The task:
Leaving out the pictures, retype the lines from the beginning of the listing through the line containing "A_ERR_UP = [0.02]".

Collected data:
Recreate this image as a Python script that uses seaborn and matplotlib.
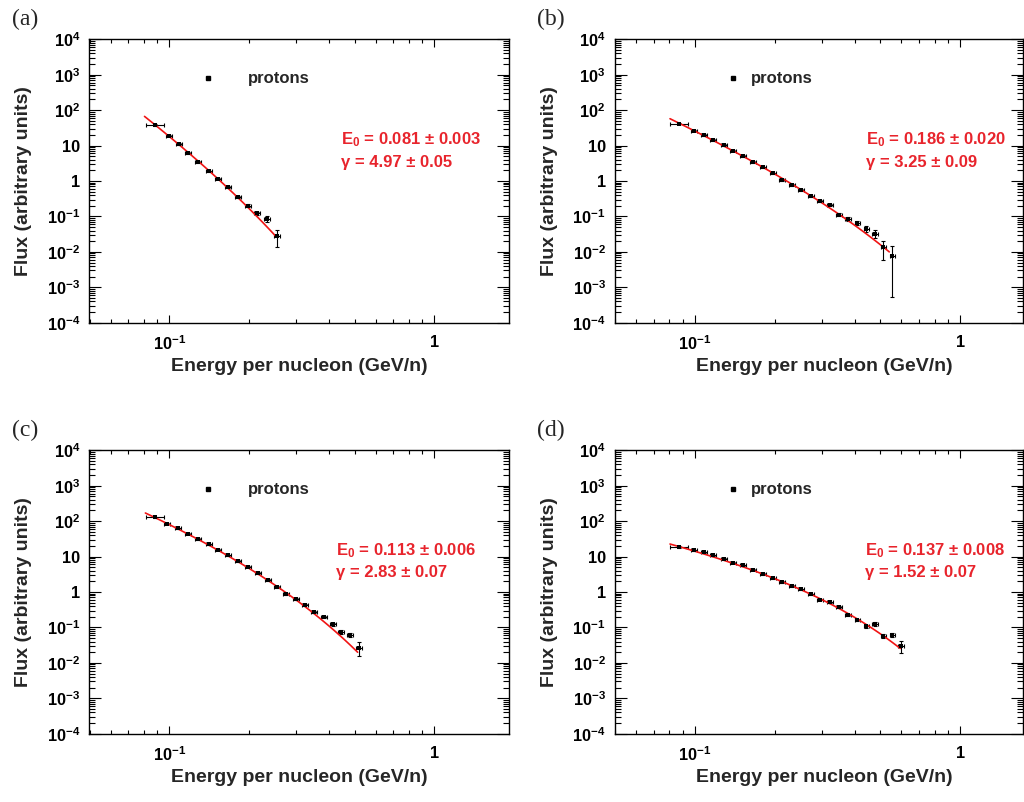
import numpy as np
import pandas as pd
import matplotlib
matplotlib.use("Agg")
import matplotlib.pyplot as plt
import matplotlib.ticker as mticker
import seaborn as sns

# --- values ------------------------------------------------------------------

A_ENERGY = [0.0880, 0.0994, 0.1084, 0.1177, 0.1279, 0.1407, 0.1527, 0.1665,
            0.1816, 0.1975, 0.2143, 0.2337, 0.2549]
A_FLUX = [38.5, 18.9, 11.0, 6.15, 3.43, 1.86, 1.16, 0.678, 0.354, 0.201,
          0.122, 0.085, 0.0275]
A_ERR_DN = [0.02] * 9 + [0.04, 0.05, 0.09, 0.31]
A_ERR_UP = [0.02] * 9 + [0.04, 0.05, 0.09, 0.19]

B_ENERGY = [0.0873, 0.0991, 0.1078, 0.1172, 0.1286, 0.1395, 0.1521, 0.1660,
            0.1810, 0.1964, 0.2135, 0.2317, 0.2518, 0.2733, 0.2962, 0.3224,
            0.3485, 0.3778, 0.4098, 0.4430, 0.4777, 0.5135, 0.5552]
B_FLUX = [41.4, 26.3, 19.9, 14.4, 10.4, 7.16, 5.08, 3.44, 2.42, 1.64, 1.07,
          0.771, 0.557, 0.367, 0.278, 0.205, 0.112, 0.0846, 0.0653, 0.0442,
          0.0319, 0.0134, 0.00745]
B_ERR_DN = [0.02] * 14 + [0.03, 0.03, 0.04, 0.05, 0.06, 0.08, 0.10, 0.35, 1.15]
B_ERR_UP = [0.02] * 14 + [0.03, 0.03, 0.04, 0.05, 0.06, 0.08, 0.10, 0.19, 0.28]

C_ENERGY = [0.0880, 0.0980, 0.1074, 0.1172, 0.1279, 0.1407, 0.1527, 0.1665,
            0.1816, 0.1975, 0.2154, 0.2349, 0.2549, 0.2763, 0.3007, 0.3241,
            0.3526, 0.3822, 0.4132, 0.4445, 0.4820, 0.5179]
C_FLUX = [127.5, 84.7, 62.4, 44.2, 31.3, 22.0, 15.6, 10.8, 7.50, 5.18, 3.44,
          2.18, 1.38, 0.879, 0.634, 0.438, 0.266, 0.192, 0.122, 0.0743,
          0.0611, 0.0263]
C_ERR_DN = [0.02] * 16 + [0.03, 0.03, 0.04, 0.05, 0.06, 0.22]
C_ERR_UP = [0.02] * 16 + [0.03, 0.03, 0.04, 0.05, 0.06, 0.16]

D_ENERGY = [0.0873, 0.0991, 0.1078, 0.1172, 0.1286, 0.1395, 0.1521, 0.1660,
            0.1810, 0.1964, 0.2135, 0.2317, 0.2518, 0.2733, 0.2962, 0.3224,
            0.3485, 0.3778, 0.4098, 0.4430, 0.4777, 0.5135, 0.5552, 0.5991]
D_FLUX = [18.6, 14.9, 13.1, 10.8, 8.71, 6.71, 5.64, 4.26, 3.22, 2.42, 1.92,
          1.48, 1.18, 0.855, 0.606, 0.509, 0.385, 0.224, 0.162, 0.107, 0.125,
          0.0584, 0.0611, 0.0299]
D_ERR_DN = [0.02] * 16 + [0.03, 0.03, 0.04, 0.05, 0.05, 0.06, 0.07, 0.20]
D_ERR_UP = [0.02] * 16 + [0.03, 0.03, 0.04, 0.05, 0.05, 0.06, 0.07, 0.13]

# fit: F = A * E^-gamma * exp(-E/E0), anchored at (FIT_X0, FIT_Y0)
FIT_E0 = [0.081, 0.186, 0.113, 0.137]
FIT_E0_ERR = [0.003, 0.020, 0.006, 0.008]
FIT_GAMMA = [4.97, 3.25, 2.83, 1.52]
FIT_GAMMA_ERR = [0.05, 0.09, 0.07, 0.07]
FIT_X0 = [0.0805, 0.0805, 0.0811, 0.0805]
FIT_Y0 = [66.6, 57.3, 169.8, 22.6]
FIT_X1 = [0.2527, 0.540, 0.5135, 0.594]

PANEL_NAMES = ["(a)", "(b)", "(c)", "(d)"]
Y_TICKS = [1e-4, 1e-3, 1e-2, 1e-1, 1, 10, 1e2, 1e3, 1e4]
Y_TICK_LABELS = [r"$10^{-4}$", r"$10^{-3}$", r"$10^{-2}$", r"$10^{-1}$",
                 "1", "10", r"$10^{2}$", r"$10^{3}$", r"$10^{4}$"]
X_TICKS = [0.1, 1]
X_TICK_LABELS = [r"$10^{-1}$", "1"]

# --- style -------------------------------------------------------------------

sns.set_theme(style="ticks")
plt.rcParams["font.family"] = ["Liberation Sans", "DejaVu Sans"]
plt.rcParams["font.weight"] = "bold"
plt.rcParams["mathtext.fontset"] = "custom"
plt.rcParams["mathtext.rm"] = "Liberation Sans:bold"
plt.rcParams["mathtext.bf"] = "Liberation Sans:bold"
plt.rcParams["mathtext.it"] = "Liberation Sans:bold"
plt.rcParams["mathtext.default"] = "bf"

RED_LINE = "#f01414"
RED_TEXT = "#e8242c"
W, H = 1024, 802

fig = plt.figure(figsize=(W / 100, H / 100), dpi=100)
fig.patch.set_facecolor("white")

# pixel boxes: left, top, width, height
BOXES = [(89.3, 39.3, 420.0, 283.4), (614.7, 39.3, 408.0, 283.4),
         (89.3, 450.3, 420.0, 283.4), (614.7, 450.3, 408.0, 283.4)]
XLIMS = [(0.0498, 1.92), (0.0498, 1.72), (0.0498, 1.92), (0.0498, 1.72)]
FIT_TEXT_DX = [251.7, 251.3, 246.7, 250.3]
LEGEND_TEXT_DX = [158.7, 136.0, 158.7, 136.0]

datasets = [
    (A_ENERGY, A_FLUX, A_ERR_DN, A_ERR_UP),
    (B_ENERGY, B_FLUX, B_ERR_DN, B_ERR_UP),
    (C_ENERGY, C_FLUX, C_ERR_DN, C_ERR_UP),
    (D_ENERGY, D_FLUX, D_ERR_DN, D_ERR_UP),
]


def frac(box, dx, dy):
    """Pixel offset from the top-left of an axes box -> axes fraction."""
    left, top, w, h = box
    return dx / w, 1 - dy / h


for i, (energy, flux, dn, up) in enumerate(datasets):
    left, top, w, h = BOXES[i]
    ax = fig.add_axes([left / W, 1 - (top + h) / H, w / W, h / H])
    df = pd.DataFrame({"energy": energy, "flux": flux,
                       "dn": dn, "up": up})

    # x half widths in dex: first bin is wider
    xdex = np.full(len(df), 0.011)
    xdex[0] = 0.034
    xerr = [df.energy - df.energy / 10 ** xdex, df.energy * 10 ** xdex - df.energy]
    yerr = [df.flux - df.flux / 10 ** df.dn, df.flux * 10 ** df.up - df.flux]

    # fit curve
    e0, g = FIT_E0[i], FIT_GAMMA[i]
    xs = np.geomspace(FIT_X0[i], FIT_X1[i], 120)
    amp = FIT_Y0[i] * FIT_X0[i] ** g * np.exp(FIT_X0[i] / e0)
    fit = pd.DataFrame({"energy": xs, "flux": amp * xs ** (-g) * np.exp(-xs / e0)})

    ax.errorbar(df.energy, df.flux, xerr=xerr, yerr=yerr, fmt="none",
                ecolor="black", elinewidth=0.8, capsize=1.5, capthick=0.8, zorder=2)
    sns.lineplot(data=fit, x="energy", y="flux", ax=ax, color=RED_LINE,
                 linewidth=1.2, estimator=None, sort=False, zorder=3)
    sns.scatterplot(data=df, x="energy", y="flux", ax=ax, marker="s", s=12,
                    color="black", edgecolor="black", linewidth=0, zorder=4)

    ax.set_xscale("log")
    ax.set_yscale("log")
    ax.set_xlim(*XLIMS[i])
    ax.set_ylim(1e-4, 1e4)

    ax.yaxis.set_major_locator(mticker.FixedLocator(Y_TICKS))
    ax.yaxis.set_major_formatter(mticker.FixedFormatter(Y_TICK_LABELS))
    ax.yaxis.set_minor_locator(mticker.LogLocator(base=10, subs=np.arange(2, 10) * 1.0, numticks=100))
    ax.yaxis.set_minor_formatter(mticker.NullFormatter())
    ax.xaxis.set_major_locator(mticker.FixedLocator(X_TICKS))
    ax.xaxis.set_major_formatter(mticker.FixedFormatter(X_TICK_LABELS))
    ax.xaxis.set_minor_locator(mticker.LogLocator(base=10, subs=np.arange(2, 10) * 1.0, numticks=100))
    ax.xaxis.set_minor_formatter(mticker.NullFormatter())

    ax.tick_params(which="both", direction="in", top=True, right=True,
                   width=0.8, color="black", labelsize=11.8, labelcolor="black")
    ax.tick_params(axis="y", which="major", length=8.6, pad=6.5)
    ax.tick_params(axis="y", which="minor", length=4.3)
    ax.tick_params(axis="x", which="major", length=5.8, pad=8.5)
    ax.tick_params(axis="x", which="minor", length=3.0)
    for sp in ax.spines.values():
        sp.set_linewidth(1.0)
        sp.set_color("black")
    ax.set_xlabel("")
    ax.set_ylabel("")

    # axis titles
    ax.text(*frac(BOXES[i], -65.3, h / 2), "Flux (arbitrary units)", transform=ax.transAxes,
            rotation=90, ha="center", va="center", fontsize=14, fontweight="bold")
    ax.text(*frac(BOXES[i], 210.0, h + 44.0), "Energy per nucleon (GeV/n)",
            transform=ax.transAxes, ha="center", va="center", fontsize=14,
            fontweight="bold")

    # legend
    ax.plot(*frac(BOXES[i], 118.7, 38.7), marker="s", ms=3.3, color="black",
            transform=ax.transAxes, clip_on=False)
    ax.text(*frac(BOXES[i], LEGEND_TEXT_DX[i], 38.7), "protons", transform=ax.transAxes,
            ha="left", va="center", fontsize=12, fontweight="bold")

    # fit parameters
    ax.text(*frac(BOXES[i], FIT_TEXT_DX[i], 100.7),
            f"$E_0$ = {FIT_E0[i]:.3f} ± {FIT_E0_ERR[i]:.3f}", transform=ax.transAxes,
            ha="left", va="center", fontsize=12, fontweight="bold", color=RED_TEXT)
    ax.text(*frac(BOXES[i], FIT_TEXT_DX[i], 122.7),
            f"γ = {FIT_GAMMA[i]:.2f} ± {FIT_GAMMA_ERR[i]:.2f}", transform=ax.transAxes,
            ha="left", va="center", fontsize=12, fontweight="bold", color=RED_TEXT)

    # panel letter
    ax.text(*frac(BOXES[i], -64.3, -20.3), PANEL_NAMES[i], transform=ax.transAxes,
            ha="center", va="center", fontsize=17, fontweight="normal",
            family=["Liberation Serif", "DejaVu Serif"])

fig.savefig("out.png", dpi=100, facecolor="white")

Completed exercise:
Recreate this image as a Python script that uses seaborn and matplotlib.
import numpy as np
import pandas as pd
import matplotlib
matplotlib.use("Agg")
import matplotlib.pyplot as plt
import matplotlib.ticker as mticker
import seaborn as sns

# --- values ------------------------------------------------------------------

A_ENERGY = [0.0880, 0.0994, 0.1084, 0.1177, 0.1279, 0.1407, 0.1527, 0.1665,
            0.1816, 0.1975, 0.2143, 0.2337, 0.2549]
A_FLUX = [38.5, 18.9, 11.0, 6.15, 3.43, 1.86, 1.16, 0.678, 0.354, 0.201,
          0.122, 0.085, 0.0275]
A_ERR_DN = [0.02] * 9 + [0.04, 0.05, 0.09, 0.31]
A_ERR_UP = [0.02] * 9 + [0.04, 0.05, 0.09, 0.19]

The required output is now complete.